* _Given request_: Where a line holds "chart", copy it.

* _Dataset rows_:
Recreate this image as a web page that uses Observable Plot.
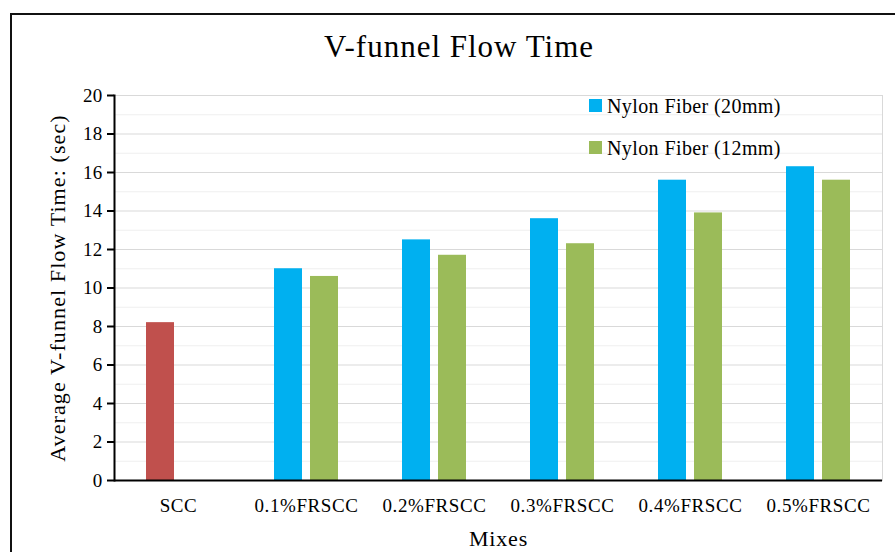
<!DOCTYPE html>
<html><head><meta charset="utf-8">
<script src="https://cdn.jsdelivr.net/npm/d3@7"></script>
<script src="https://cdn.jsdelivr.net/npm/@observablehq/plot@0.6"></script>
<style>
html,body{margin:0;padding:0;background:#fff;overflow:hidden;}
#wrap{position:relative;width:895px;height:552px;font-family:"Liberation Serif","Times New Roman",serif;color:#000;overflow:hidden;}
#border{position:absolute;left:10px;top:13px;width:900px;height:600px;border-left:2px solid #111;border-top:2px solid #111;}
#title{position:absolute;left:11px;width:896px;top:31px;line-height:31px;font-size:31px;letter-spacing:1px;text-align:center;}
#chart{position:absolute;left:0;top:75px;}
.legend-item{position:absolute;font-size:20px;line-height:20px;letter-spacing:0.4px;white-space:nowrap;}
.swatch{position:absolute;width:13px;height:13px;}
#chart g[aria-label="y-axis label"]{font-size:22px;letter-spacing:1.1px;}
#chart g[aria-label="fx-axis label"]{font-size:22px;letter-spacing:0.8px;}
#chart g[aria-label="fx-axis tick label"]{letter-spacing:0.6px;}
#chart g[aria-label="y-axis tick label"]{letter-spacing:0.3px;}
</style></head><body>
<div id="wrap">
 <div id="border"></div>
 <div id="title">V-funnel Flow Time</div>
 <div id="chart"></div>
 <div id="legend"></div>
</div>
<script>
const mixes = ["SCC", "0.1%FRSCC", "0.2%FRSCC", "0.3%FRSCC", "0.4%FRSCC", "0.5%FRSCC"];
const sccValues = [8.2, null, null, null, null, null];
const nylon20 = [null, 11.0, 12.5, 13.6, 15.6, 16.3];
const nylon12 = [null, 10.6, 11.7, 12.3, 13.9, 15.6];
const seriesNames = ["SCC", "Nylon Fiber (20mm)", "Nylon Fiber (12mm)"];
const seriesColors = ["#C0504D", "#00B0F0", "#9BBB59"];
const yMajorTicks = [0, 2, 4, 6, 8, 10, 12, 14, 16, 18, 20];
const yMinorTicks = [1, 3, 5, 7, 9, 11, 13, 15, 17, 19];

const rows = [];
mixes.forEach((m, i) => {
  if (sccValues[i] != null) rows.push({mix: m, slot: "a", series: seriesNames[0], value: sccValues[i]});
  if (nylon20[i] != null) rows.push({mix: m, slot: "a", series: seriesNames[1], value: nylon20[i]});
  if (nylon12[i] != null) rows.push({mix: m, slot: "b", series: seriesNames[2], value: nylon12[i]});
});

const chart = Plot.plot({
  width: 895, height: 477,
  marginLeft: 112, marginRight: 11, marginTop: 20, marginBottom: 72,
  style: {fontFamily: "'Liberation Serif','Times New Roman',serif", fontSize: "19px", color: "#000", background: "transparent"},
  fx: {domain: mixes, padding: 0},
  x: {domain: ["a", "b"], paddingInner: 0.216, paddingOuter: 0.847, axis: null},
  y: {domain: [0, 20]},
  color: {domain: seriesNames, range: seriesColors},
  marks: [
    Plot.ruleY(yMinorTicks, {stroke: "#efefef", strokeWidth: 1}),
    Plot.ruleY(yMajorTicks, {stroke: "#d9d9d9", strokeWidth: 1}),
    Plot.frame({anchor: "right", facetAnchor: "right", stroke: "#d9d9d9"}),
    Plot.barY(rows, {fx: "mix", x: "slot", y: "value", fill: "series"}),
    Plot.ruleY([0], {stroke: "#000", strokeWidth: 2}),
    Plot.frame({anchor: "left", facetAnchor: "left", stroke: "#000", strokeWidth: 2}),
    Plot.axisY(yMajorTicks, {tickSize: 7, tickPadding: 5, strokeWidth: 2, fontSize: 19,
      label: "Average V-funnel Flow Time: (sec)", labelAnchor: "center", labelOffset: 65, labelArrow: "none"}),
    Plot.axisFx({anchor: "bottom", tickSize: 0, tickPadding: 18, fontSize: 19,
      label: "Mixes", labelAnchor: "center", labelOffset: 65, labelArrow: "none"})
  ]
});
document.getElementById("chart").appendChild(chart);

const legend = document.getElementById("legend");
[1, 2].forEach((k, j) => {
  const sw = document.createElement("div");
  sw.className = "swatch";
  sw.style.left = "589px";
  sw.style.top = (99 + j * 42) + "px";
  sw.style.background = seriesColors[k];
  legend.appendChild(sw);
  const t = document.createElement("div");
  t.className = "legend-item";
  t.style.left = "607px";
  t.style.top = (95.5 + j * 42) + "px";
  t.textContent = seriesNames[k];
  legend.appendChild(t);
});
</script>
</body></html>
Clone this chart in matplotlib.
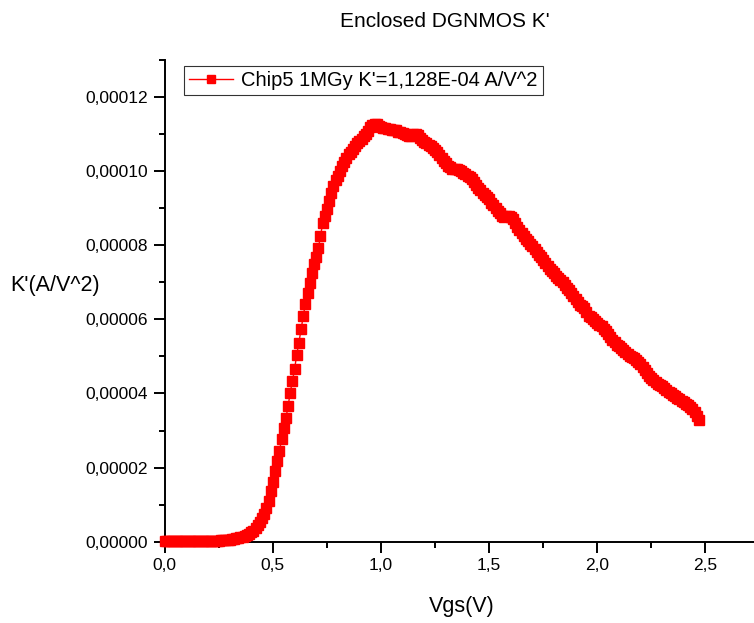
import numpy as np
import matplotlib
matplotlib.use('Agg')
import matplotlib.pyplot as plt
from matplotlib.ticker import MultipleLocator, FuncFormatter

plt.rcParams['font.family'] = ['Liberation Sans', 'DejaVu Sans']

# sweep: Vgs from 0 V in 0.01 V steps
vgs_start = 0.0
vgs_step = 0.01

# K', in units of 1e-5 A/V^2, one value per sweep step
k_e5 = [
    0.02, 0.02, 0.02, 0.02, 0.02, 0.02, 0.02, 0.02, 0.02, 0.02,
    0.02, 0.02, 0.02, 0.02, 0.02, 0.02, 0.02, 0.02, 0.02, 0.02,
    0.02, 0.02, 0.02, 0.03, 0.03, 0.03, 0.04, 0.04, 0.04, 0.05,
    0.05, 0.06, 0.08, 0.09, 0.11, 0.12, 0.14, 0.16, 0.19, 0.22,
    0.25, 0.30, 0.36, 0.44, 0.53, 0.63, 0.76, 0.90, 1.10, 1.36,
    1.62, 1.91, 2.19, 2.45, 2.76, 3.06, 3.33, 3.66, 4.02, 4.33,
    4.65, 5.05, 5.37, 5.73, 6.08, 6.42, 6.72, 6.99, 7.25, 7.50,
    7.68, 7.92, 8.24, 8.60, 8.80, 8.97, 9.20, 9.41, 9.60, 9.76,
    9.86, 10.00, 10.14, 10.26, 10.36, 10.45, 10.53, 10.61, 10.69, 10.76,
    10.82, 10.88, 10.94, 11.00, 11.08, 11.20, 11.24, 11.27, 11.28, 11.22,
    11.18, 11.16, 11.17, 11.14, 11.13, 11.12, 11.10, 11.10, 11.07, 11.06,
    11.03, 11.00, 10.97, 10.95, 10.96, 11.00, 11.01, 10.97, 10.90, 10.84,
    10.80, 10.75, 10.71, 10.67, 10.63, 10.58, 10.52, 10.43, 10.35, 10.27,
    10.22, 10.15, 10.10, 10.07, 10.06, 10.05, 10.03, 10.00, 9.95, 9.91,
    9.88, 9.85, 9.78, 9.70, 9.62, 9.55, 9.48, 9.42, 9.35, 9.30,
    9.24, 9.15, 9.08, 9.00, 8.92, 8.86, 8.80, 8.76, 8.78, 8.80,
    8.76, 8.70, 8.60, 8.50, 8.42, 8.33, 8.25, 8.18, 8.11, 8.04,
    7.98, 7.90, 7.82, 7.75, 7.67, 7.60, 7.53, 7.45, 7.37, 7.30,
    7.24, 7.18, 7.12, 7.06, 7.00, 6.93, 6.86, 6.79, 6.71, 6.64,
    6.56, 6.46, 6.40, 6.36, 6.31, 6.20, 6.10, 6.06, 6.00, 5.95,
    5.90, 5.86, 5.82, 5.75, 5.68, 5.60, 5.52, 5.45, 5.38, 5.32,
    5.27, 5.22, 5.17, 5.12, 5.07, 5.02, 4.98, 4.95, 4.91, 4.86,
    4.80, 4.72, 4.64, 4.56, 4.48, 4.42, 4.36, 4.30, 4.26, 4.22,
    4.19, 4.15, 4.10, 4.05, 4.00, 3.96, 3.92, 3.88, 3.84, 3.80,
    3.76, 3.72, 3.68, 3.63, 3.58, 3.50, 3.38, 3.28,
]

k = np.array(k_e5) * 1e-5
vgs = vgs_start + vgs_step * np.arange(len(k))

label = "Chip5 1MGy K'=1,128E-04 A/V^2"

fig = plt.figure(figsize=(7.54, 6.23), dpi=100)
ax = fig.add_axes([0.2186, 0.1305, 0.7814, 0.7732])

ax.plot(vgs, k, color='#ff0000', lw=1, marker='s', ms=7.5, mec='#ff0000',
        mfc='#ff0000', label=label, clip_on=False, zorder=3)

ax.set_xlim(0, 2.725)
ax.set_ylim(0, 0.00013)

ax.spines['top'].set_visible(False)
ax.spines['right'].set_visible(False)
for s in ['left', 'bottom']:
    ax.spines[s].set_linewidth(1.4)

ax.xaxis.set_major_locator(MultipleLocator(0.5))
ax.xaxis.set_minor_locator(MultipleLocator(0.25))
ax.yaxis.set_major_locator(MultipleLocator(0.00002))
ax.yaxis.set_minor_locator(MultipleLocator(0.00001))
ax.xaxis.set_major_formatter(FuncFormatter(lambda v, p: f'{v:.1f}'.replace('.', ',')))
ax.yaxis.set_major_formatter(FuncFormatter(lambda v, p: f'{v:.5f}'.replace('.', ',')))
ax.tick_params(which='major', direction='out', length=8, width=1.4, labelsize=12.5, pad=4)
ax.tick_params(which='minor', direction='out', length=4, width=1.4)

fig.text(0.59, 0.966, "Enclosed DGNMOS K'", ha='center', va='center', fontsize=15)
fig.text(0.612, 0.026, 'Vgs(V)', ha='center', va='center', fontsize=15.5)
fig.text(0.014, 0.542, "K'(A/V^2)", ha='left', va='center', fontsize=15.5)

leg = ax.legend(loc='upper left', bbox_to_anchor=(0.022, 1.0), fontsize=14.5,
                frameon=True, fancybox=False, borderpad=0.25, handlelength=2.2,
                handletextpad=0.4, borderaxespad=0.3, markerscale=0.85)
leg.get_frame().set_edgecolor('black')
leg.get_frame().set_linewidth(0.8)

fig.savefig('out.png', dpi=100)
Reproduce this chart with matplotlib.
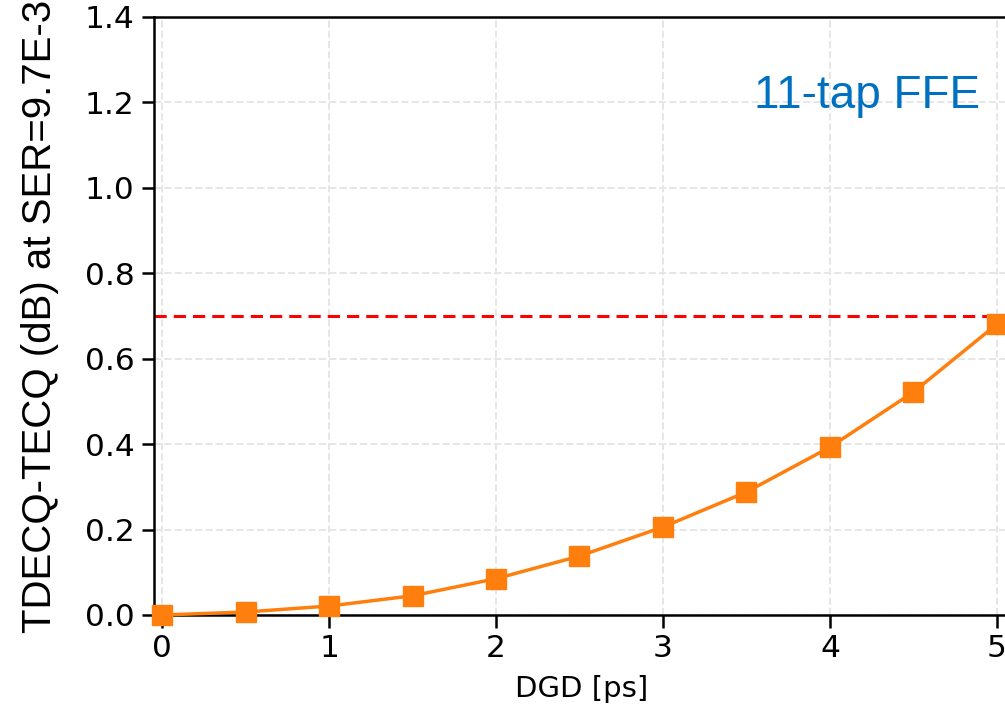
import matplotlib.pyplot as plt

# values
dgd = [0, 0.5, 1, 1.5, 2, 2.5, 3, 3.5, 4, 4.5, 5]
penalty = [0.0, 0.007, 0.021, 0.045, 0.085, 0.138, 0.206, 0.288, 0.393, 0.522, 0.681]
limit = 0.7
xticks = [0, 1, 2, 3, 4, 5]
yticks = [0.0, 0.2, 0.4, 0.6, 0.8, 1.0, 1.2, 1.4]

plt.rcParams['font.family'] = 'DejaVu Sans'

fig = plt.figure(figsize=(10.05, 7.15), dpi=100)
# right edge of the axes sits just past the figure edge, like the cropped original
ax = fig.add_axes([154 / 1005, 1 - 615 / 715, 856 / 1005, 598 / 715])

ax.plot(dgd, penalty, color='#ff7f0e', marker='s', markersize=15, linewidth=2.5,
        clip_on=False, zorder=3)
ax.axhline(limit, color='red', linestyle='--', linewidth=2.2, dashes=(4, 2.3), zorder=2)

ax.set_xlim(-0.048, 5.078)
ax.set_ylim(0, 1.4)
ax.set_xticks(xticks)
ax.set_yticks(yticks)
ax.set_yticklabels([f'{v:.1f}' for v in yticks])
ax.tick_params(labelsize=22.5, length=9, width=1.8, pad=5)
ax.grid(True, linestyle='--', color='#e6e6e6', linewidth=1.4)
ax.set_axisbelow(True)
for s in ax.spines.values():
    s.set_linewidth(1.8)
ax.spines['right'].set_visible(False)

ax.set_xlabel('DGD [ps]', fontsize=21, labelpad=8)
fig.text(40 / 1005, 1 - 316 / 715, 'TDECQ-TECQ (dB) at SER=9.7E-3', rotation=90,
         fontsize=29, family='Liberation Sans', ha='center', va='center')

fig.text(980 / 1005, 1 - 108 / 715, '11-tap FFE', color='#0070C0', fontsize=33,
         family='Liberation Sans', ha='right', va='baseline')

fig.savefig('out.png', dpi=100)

* _Worked answer_:
#chart{position:absolute;left:0;top:75px;}
#chart g[aria-label="y-axis label"]{font-size:22px;letter-spacing:1.1px;}
#chart g[aria-label="fx-axis label"]{font-size:22px;letter-spacing:0.8px;}
#chart g[aria-label="fx-axis tick label"]{letter-spacing:0.6px;}
#chart g[aria-label="y-axis tick label"]{letter-spacing:0.3px;}
 <div id="chart"></div>
const chart = Plot.plot({
document.getElementById("chart").appendChild(chart);
Clone this chart in matplotlib.
Reproduce this chart with matplotlib.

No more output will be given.